There are hundreds of Shades in Nigeria, writing different examinations either because they are been pressured to get with the trend or because they just feel like doing something that makes one appear to be making ‘progress.’ However except you have an array of stocks, shares or education trust funds, it is very important to do thorough research and analysis of the certifications you want to acquire and how they directly or indirectly impact your career trajectory.
Before you embark on writing any professional examinations, below are some questions you should attempt to answer.
- Do I need this exam in the short run? If you are a short-run planner like me, you probably want to ask yourself if you need the exams in a year, two years or three years’ time. There are times when writing an exam equips you with the exact set of skills you need for the immediate next level. A good example is the CIRB UK, written by undergraduate and recent graduates. Not only does the examination open them to the vast space of arbitration, but passing the examinations also enables them to be part of an international community of arbitrators while getting hands-on experience in the national and international clime of arbitration.
- Is there an opportunity window that aligns with your long term interest? Imagine that you are a final year student of Economics with an interest in finance ahead of audit or accounting. You are in your final year and you hear about the Access Bank scholarship for the CFA examinations and being the finalist of the CFA Research or Ethics challenge qualified you for another round of scholarship. You might consider writing the examinations as you might not be eligible for such scholarships again and CFA aligns with your interest in Finance.
- What is obtainable in your desired industry? A big part of career mapping is finding out what is obtainable in the industry you desire to venture into. For example, in the Project management space, PMP is always a benchmark, although some organisations also recognize CAPM. As far as Nigeria is concerned CIPM is the go-to professional exams while you could embark on either SHRM route or HRCI route if you want to work in a multinational or have international certification. An audit firm would pick someone with ICAN or ACCA over a CFA level one candidate while Private Equity or Venture capitalist would rank a CFA holder ahead of ICAN or ACCA. Thus, it is very important that you ensure whatever courses you are writing aligns with what is obtainable in your industry.
Some reasons you shouldn’t write professional exams
Because everyone is writing it: This should never be a reason to write a professional examination. Remember that our career paths are different and a lot of people have different milestones they intend to hit at every point in time.
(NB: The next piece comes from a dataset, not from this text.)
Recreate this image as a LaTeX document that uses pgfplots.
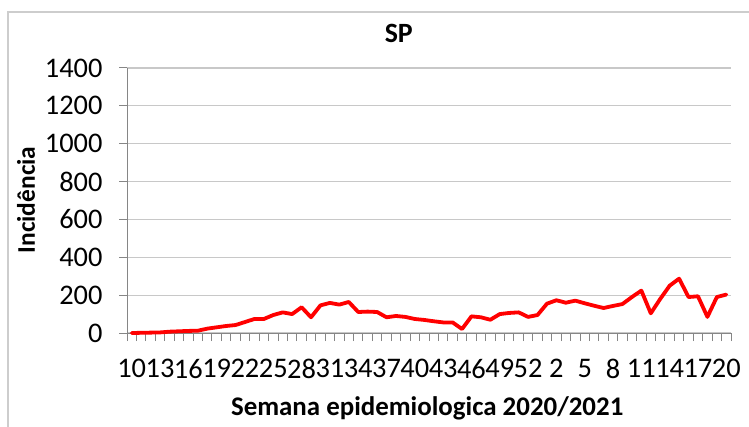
\documentclass[border=0pt]{standalone}
\usepackage{pgfplots}
\pgfplotsset{compat=1.18}
\usepackage{fontspec}
\setmainfont{Carlito}
\definecolor{axisgray}{RGB}{134,134,134}
\definecolor{gridgray}{RGB}{200,200,200}
\definecolor{framegray}{RGB}{205,205,205}
\definecolor{linered}{RGB}{255,0,0}
\begin{document}
\begin{tikzpicture}[x=1bp,y=1bp]
\path[use as bounding box] (0,0) rectangle (749,426);
\draw[framegray, line width=1.5bp] (8,-2) -- (8,414) -- (752,414);
\begin{axis}[
  at={(127bp,93bp)}, anchor=south west,
  scale only axis, width=604bp, height=265bp,
  xmin=-0.5, xmax=63.5, ymin=0, ymax=1400,
  ytick={0,200,...,1400},
  xtick={0,3,...,63},
  xticklabels={10,13,16,19,22,25,28,31,34,37,40,43,46,49,52,2,5,8,11,14,17,20},
  minor xtick={-0.5,0.5,...,63.5},
  axis x line*=bottom, axis y line*=left,
  axis line style={axisgray, line width=1bp, -},
  tick align=outside,
  major tick length=8bp, minor tick length=8bp,
  major x tick style={draw=none},
  minor x tick style={axisgray, line width=1bp},
  major y tick style={axisgray, line width=1bp},
  ymajorgrids, grid style={gridgray, line width=1.2bp},
  /pgf/number format/assume math mode=true,
  /pgf/number format/1000 sep={},
  tick label style={font=\fontsize{28.5}{32}\selectfont, text=black},
  yticklabel style={xshift=-13bp},
  xticklabel style={yshift=-15bp},
  title={\textbf{SP}},
  title style={at={(axis description cs:0.450,1.107)}, anchor=center, font=\fontsize{28}{32}\selectfont},
  xlabel={\textbf{Semana epidemiologica 2020/2021}},
  xlabel style={at={(axis description cs:0.497,-0.283)}, anchor=center, font=\fontsize{27}{31}\selectfont},
  ylabel={\textbf{Incidência}},
  ylabel style={at={(axis description cs:-0.167,0.502)}, anchor=center, rotate=0, font=\fontsize{25.5}{30}\selectfont},
  clip=false,
]
\addplot[linered, line width=3.8bp, line join=round, line cap=round] coordinates {
(0,0) (1,1) (2,2) (3,3) (4,7) (5,9) (6,11) (7,12) (8,23) (9,30)
(10,37) (11,42) (12,58) (13,74) (14,74) (15,95) (16,109) (17,100) (18,136) (19,83)
(20,146) (21,159) (22,150) (23,164) (24,111) (25,113) (26,111) (27,83) (28,90) (29,85)
(30,74) (31,69) (32,62) (33,56) (34,56) (35,21) (36,88) (37,83) (38,70) (39,100)
(40,106) (41,109) (42,85) (43,95)
(44,155) (45,173) (46,160) (47,171) (48,157) (49,144) (50,132) (51,143) (52,153) (53,190)
(54,224) (55,104) (56,180) (57,250) (58,287) (59,190) (60,194) (61,85) (62,190) (63,203)
};
\end{axis}
\end{tikzpicture}
\end{document}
Because it’s the in-thing: I remember as an undergraduate, it was almost the norm for everyone in Accounting or Economics to write CIM or CIS whether you had an idea of what stockbroking is or not. Do not be carried away by the FOMO (the fear missing out), a lot of people are moving in the wrong direction and you do not have to join the bandwagon because it is moving. If not, you would also follow the wrong direction to the wrong destination.
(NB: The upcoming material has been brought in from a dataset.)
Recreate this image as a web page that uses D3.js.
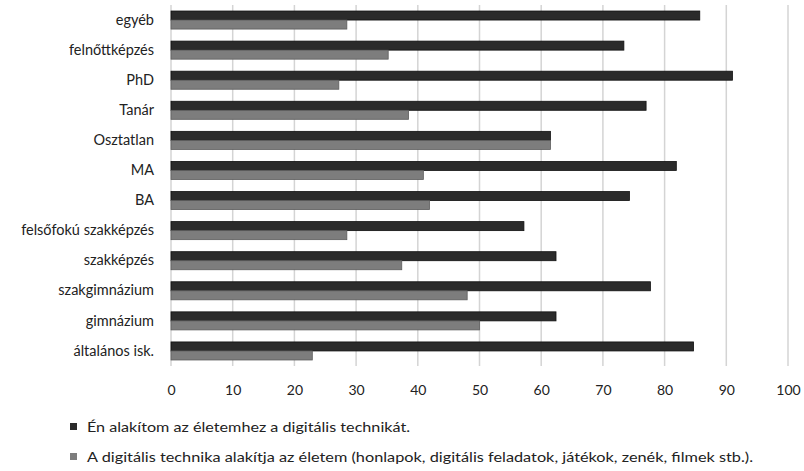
<!DOCTYPE html>
<html>
<head>
<meta charset="utf-8">
<script src="https://cdn.jsdelivr.net/npm/d3@7/dist/d3.min.js"></script>
<style>
  html, body { margin: 0; padding: 0; background: #fff; }
  svg { display: block; font-family: Lato, "Open Sans", sans-serif; }
</style>
</head>
<body>
<svg id="chart" width="804" height="471"></svg>
<script>
// Education levels, top to bottom
const categories = [
  "egyéb", "felnőttképzés", "PhD", "Tanár", "Osztatlan", "MA", "BA",
  "felsőfokú szakképzés", "szakképzés", "szakgimnázium", "gimnázium", "általános isk."
];
// "Én alakítom az életemhez a digitális technikát." (%)
const shapeTech = [85.7, 73.4, 91.0, 77.0, 61.5, 81.9, 74.3, 57.2, 62.4, 77.7, 62.4, 84.7];
// "A digitális technika alakítja az életem ..." (%)
const shapedByTech = [28.5, 35.2, 27.2, 38.5, 61.5, 40.9, 41.9, 28.5, 37.4, 48.0, 50.0, 22.9];
const xTicks = [0, 10, 20, 30, 40, 50, 60, 70, 80, 90, 100];
const seriesNames = [
  "Én alakítom az életemhez a digitális technikát.",
  "A digitális technika alakítja az életem (honlapok, digitális feladatok, játékok, zenék, filmek stb.)."
];
const seriesColors = ["#2b2b2b", "#7d7d7d"];
const seriesStroke = ["#111111", "#5c5c5c"];

const svg = d3.select("#chart");
const plot = { left: 171, right: 788, top: 5, bottom: 366 };
const textColor = "#222";

const x = d3.scaleLinear().domain([0, 100]).range([plot.left, plot.right]);
const y = d3.scaleBand().domain(categories).range([plot.top, plot.bottom])
  .paddingInner(0.4).paddingOuter(0.2);
const sub = d3.scaleBand().domain([0, 1]).range([0, y.bandwidth()]);

// vertical gridlines
svg.append("g")
  .selectAll("line")
  .data(xTicks)
  .join("line")
  .attr("x1", d => x(d)).attr("x2", d => x(d))
  .attr("y1", plot.top).attr("y2", plot.bottom)
  .attr("stroke", "#d4d4d4").attr("stroke-width", 1.5);

// bars
const series = [shapeTech, shapedByTech];
series.forEach((vals, si) => {
  svg.append("g")
    .selectAll("rect")
    .data(categories)
    .join("rect")
    .attr("x", x(0))
    .attr("y", (c) => y(c) + sub(si))
    .attr("width", (c, i) => x(vals[i]) - x(0))
    .attr("height", sub.bandwidth())
    .attr("fill", seriesColors[si])
    .attr("stroke", seriesStroke[si])
    .attr("stroke-width", 0.8);
});

// category labels
const yAxis = d3.axisLeft(y).tickSize(0).tickPadding(0);
const gy = svg.append("g").attr("transform", `translate(${plot.left - 17},0)`).call(yAxis);
gy.select(".domain").remove();
gy.selectAll("text")
  .attr("font-size", 14.5)
  .attr("font-family", "Lato, sans-serif")
  .attr("fill", textColor);

// value axis labels
const xAxis = d3.axisBottom(x).tickValues(xTicks).tickSize(0).tickPadding(0);
const gx = svg.append("g").attr("transform", `translate(0,${plot.bottom + 19})`).call(xAxis);
gx.select(".domain").remove();
gx.selectAll("text")
  .attr("font-size", 14)
  .attr("font-family", "Lato, sans-serif")
  .attr("fill", textColor);

// legend
const legendRows = [
  { y: 427, width: 323 },
  { y: 457, width: 666 }
];
const legend = svg.append("g");
seriesNames.forEach((name, i) => {
  const row = legendRows[i];
  legend.append("rect")
    .attr("x", 70).attr("y", row.y - 4)
    .attr("width", 7).attr("height", 7)
    .attr("fill", seriesColors[i]);
  legend.append("text")
    .attr("x", 87).attr("y", row.y)
    .attr("dy", "0.35em")
    .attr("font-size", 13.5)
    .attr("font-family", "Lato, sans-serif")
    .attr("fill", textColor)
    .attr("textLength", row.width)
    .attr("lengthAdjust", "spacingAndGlyphs")
    .text(name);
});
</script>
</body>
</html>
Because of sunk-cost fallacy: Sunk cost happens when you cannot let go of something because of how much you’ve invested in it. This is 2021 and this might sound brutal but you don’t have to complete an exam if it doesn’t align with your path anymore. This is not to encourage lukewarmness or laziness, but do not make it a mandatory goal to force yourself on a path you have departed from. For instance, I know a lot of people who studied a finance-related course in school, started ICAN but dropped it halfway to write CIPM or any of the HRCI certifications. Guess what? Today they are happy HR professionals. It’s good to explore a lot of certifications but it is wisdom to know when to take a bow.
Professional certifications are pivotal to career growth and development thus the type and the timing are factors we should get right.